Data provided:
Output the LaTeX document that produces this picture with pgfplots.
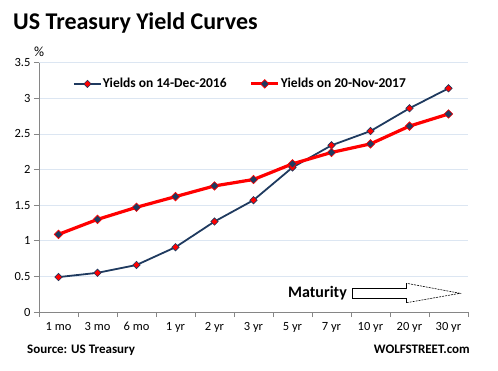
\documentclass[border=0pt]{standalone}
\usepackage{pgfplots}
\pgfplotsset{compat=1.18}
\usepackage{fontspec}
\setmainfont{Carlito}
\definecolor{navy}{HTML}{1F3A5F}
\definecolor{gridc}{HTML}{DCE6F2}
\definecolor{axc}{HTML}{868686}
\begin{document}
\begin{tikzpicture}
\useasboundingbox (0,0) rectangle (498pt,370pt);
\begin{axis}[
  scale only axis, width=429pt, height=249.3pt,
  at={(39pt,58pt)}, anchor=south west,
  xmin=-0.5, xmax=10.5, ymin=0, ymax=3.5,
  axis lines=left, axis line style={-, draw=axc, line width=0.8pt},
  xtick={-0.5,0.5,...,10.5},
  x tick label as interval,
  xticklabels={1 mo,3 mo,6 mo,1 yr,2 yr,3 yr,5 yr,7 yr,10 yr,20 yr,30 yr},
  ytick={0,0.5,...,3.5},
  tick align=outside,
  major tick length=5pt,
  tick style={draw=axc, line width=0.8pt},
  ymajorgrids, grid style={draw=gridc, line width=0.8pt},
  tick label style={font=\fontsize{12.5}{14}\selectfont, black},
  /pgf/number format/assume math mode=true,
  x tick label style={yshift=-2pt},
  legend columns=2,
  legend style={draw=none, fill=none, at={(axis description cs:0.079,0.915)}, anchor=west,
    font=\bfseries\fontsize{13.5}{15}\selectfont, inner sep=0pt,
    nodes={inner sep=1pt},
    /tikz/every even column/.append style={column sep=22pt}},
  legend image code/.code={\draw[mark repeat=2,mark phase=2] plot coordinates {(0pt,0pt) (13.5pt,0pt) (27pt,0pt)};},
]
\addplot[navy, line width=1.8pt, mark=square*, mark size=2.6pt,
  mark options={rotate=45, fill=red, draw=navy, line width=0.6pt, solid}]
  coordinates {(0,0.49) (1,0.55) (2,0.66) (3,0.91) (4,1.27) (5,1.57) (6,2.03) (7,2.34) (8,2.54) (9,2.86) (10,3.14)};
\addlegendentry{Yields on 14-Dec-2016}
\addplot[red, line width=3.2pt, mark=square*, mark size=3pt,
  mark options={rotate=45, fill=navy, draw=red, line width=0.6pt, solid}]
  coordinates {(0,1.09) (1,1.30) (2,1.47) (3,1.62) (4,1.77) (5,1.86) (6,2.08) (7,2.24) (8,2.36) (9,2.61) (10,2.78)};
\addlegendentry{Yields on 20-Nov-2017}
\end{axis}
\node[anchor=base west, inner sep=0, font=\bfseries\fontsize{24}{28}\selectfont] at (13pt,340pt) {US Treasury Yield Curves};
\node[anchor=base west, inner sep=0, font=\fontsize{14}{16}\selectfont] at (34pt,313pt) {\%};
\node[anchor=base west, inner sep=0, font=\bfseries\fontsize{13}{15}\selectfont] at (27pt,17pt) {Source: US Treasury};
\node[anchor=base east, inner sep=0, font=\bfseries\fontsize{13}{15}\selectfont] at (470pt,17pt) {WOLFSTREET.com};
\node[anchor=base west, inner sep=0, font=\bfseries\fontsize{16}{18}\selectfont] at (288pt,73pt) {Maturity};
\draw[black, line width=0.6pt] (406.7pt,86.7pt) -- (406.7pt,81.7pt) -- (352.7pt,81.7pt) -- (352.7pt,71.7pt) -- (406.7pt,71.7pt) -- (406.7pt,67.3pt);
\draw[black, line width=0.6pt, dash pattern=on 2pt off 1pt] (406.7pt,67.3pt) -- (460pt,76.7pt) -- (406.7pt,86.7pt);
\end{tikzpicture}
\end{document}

* * *

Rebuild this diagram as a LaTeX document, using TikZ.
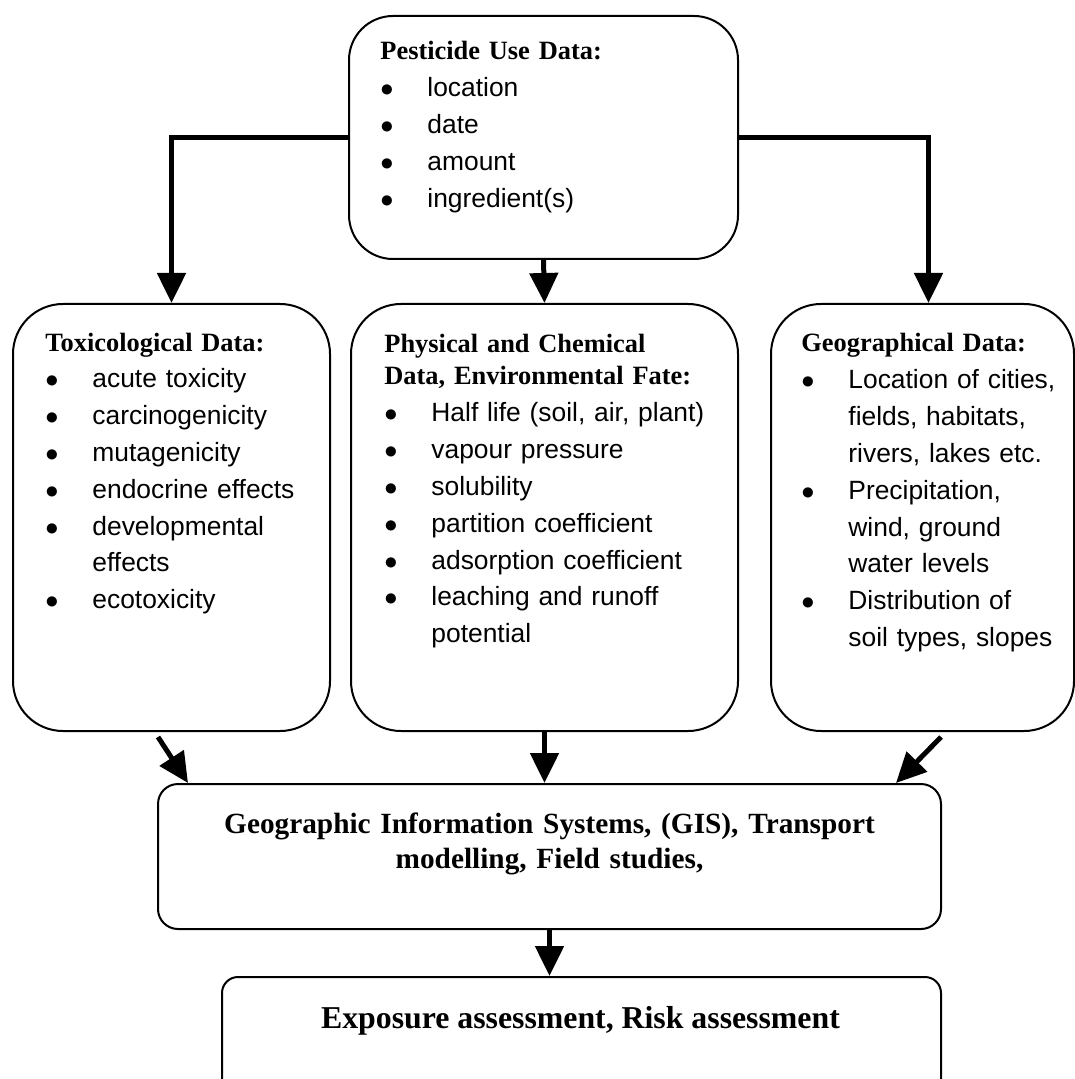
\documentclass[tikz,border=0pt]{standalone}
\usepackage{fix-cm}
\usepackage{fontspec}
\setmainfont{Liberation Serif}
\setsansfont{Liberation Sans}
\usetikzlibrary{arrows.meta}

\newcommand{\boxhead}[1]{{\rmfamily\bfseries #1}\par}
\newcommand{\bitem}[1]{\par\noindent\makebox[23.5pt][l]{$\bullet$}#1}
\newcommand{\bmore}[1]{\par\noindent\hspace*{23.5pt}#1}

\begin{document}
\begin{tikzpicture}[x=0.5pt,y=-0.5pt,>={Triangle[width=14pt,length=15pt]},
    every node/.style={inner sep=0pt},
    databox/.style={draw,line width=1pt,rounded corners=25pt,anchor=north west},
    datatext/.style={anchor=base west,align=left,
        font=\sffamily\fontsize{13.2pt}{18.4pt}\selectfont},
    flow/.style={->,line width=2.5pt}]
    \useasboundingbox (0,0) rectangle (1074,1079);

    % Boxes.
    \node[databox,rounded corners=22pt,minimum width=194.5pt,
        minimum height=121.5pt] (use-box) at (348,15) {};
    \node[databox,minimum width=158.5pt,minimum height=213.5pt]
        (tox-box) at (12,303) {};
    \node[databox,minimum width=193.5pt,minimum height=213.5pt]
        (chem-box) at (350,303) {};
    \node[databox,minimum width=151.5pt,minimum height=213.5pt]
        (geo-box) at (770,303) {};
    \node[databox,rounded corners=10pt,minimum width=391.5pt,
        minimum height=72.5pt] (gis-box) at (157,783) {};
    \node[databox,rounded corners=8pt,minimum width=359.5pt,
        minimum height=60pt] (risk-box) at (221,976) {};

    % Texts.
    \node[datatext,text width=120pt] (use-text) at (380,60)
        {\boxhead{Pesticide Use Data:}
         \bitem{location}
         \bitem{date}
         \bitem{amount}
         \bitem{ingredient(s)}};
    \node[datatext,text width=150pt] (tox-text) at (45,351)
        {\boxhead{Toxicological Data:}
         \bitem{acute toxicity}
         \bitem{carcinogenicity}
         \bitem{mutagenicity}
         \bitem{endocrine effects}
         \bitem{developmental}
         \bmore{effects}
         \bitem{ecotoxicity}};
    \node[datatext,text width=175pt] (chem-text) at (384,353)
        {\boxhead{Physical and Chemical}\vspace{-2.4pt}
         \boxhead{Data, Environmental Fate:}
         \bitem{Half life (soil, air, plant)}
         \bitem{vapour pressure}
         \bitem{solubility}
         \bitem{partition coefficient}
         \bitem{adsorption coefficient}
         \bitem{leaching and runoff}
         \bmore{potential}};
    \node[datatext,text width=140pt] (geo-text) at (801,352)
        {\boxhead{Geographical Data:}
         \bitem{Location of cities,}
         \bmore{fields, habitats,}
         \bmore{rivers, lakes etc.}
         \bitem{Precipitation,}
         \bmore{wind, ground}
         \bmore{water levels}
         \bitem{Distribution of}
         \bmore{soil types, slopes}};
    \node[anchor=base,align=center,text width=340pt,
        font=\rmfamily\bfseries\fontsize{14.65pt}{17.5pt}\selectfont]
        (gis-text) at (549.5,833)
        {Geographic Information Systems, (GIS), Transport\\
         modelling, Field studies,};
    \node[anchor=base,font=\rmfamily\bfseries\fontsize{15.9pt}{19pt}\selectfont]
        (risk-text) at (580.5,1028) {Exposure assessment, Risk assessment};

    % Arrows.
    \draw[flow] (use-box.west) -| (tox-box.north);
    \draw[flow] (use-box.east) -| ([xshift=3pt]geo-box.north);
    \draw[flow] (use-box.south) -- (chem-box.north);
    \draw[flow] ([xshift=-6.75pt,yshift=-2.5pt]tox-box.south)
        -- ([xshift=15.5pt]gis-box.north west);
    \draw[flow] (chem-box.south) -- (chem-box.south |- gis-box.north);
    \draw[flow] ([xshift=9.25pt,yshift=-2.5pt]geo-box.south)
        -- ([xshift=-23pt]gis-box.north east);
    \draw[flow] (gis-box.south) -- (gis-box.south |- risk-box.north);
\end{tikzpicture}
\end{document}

---

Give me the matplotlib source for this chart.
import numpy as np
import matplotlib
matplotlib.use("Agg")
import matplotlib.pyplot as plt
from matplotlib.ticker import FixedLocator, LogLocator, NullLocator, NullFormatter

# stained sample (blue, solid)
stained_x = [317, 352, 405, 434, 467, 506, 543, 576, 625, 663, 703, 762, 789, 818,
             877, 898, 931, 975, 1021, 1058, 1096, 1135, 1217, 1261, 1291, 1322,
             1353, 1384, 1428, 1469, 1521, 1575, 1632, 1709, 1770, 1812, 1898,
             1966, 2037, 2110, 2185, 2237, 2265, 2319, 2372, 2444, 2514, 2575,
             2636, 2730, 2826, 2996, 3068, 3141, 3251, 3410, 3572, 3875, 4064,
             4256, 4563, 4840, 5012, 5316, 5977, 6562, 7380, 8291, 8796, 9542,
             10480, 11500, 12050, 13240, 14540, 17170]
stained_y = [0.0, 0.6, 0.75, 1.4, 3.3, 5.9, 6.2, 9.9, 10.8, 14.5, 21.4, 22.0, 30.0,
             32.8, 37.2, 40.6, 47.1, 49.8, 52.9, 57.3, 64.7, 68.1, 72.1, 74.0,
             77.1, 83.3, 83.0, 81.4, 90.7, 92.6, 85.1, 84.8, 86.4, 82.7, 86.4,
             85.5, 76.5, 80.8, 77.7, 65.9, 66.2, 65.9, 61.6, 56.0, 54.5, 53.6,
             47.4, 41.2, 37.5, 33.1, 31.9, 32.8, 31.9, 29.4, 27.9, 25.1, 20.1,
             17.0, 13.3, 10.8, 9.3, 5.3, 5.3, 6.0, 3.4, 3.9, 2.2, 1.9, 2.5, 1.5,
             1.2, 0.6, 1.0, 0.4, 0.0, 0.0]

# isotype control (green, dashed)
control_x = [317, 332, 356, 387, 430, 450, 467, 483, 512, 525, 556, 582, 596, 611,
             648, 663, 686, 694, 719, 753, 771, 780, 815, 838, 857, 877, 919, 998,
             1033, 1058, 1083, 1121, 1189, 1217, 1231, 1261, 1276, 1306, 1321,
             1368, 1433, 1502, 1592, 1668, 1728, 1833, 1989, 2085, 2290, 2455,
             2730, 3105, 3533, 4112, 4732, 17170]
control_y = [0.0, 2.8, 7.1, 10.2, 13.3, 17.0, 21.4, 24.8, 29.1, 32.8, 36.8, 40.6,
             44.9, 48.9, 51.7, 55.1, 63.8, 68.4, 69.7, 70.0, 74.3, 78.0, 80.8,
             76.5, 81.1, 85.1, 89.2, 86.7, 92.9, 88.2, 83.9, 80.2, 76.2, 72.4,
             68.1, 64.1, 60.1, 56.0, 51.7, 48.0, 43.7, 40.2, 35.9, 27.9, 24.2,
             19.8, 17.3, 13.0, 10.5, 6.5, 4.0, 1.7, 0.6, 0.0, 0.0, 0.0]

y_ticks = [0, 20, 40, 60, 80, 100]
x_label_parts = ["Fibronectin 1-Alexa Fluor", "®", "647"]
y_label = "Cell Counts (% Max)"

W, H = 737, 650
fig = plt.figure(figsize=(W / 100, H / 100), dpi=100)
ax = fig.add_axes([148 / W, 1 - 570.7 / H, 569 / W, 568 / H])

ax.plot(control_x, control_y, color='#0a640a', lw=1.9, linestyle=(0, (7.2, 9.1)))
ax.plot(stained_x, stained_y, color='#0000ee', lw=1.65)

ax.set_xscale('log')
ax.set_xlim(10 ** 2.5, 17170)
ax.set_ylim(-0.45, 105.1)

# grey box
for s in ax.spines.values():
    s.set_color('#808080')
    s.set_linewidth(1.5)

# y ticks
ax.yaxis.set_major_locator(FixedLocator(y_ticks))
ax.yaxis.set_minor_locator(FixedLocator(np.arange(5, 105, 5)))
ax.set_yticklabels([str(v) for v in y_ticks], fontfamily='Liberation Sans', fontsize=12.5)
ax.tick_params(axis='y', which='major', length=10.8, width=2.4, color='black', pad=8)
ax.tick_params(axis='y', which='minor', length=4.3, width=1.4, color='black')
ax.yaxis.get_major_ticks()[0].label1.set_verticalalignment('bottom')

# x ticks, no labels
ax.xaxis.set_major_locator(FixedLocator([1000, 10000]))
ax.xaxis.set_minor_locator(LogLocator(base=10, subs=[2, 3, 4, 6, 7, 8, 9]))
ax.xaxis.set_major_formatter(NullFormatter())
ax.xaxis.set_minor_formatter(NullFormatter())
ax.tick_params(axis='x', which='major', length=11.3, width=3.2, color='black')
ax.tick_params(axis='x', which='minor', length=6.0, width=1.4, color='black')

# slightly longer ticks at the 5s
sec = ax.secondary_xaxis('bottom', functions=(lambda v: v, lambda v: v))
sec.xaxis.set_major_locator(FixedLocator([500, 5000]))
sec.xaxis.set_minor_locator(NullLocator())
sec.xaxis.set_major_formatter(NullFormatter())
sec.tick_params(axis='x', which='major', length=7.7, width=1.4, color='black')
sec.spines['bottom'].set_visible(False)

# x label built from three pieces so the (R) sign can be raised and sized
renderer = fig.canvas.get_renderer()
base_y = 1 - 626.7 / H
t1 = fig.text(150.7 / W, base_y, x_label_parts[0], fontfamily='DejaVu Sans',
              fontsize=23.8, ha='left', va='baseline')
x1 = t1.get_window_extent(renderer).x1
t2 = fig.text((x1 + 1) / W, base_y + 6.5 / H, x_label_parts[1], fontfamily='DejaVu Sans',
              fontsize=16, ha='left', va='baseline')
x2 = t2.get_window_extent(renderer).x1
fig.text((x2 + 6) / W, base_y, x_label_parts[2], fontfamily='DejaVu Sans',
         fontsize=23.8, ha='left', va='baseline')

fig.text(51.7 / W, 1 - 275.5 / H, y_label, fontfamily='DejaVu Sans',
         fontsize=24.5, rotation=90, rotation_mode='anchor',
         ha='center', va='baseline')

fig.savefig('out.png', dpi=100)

Exercise instructions: Leave out the pictures and give again exactly the lines from the one with "Rebuild this diagram" through the one with "minimum height=60pt] (risk-box)", and no others.

Answer in full:
Rebuild this diagram as a LaTeX document, using TikZ.
\documentclass[tikz,border=0pt]{standalone}
\usepackage{fix-cm}
\usepackage{fontspec}
\setmainfont{Liberation Serif}
\setsansfont{Liberation Sans}
\usetikzlibrary{arrows.meta}

\newcommand{\boxhead}[1]{{\rmfamily\bfseries #1}\par}
\newcommand{\bitem}[1]{\par\noindent\makebox[23.5pt][l]{$\bullet$}#1}
\newcommand{\bmore}[1]{\par\noindent\hspace*{23.5pt}#1}

\begin{document}
\begin{tikzpicture}[x=0.5pt,y=-0.5pt,>={Triangle[width=14pt,length=15pt]},
    every node/.style={inner sep=0pt},
    databox/.style={draw,line width=1pt,rounded corners=25pt,anchor=north west},
    datatext/.style={anchor=base west,align=left,
        font=\sffamily\fontsize{13.2pt}{18.4pt}\selectfont},
    flow/.style={->,line width=2.5pt}]
    \useasboundingbox (0,0) rectangle (1074,1079);

    % Boxes.
    \node[databox,rounded corners=22pt,minimum width=194.5pt,
        minimum height=121.5pt] (use-box) at (348,15) {};
    \node[databox,minimum width=158.5pt,minimum height=213.5pt]
        (tox-box) at (12,303) {};
    \node[databox,minimum width=193.5pt,minimum height=213.5pt]
        (chem-box) at (350,303) {};
    \node[databox,minimum width=151.5pt,minimum height=213.5pt]
        (geo-box) at (770,303) {};
    \node[databox,rounded corners=10pt,minimum width=391.5pt,
        minimum height=72.5pt] (gis-box) at (157,783) {};
    \node[databox,rounded corners=8pt,minimum width=359.5pt,
        minimum height=60pt] (risk-box) at (221,976) {};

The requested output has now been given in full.